One of the hallmarks of Donald Trump’s campaign was to fight the spread of radical Islam in America. Now that he has a clear mandate from voters, it looks like other politicians across the nation have been given the confidence to pursue legislation directed to that end.
For example, many states already have “anti-masking” laws on the books that were designed to thwart the KKK. Now one lawmaker in Georgia wants to expand the scope of that legislation.
The Atlanta Journal-Constitution reports:
Women would be barred from wearing burqas and veils while posing for photos on Georgia driver’s liscenses under legislation filed for the upcoming session of the General Assembly.
House Bill 3, filed by state Rep. Jason Spencer, R-Woodbine, would also subject female Muslim garb to the state’s anti-masking statute — which originally was aimed at the Ku Klux Klan.
Critics point out that wearing Muslim face coverings in drivers license photos is already prohibited.
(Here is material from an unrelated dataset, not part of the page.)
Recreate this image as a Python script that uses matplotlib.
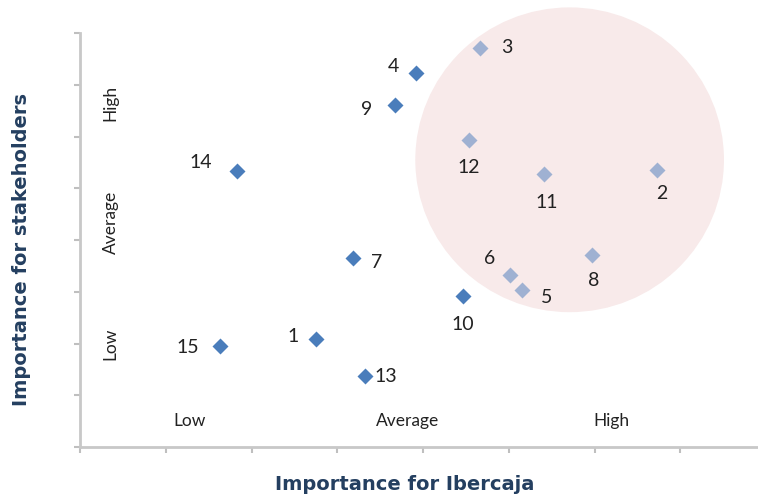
import matplotlib
matplotlib.use("Agg")
import matplotlib.pyplot as plt
from matplotlib.patches import Ellipse

# Data
ids = ["1", "2", "3", "4", "5", "6", "7", "8", "9", "10", "11", "12", "13", "14", "15"]
x_ibercaja = [2.75, 6.73, 4.66, 3.92, 5.15, 5.01, 3.18, 5.97, 3.67, 4.47, 5.41, 4.54, 3.32, 1.83, 1.63]
y_stake = [2.08, 5.35, 7.71, 7.23, 3.03, 3.32, 3.65, 3.71, 6.61, 2.92, 5.28, 5.93, 1.37, 5.33, 1.95]
in_circle = [False, True, True, False, True, True, False, True, False, False, True, True, False, False, False]
label_offsets = [(-23, 3), (5, -23), (27, 1), (-23, 6), (25, -7), (-20, 17), (24, -4), (2, -25),
                 (-28, -5), (-1, -29), (3, -29), (-1, -27), (21, 0), (-36, 9), (-32, -1)]
x_levels = ["Low", "Average", "High"]
x_level_pos = [1.28, 3.82, 6.2]
y_levels = ["Low", "Average", "High"]
y_level_pos = [2.0, 4.35, 6.65]

fig = plt.figure(figsize=(7.58, 4.97), dpi=100)
ax = fig.add_axes([80/758, 50/497, 677/758, 414/497])
ax.set_xlim(0, 677/85.75)
ax.set_ylim(0, 8)

circ = Ellipse((5.71, 5.55), 3.60, 5.89, facecolor="#f8eaea", edgecolor="none",
               clip_on=False, zorder=0)
ax.add_patch(circ)

for xi, yi, c, lab, off in zip(x_ibercaja, y_stake, in_circle, ids, label_offsets):
    ax.plot(xi, yi, marker="D", ms=8, color="#9fb1d2" if c else "#4a7dbb",
            mec="none", linestyle="none", zorder=3)
    ax.annotate(lab, (xi, yi), xytext=off, textcoords="offset pixels",
                ha="center", va="center", fontsize=14, color="#222222",
                family="Lato", zorder=4)

for lab, p in zip(x_levels, x_level_pos):
    ax.text(p, 0.5, lab, ha="center", va="center", fontsize=12.5, color="#222222", family="Lato")
for lab, p in zip(y_levels, y_level_pos):
    ax.text(0.36, p, lab, ha="center", va="center", fontsize=12.5, color="#222222",
            family="Lato", rotation=90)

ax.set_xticks(range(0, 8))
ax.set_yticks(range(0, 9))
ax.set_xticklabels([])
ax.set_yticklabels([])
ax.tick_params(direction="out", length=4, width=1.5, color="#bfbfbf")
for s in ["top", "right"]:
    ax.spines[s].set_visible(False)
for s in ["left", "bottom"]:
    ax.spines[s].set_color("#c8c8c8")
    ax.spines[s].set_linewidth(2)

fig.text(405/758, 1 - 485/497, "Importance for Ibercaja", ha="center", va="center",
         fontsize=14, fontweight="bold", color="#243f60", family="DejaVu Sans")
fig.text(22/758, 1 - 250/497, "Importance for stakeholders", ha="center", va="center",
         fontsize=14, fontweight="bold", color="#243f60", family="DejaVu Sans", rotation=90)

fig.savefig("out.png", dpi=100)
Furthermore:
The proposal is likely to become entangled with the broader debate over “religious liberty” legislation likely to be reintroduced in the General Assembly session that begins Jan. 9.
Spencer told the media that his proposal “is simply a response to constituents that do have concerns of the rise of Islamic terrorism, and we in the state of Georgia do not want our laws used against us and to take advantage of us.”
Already, those opposed to the bill are crying “Islamophobia.” Whatever the practical merits of Spencer’s legislation, let’s hope lawmakers aren’t swayed by such tired, politically correct insults.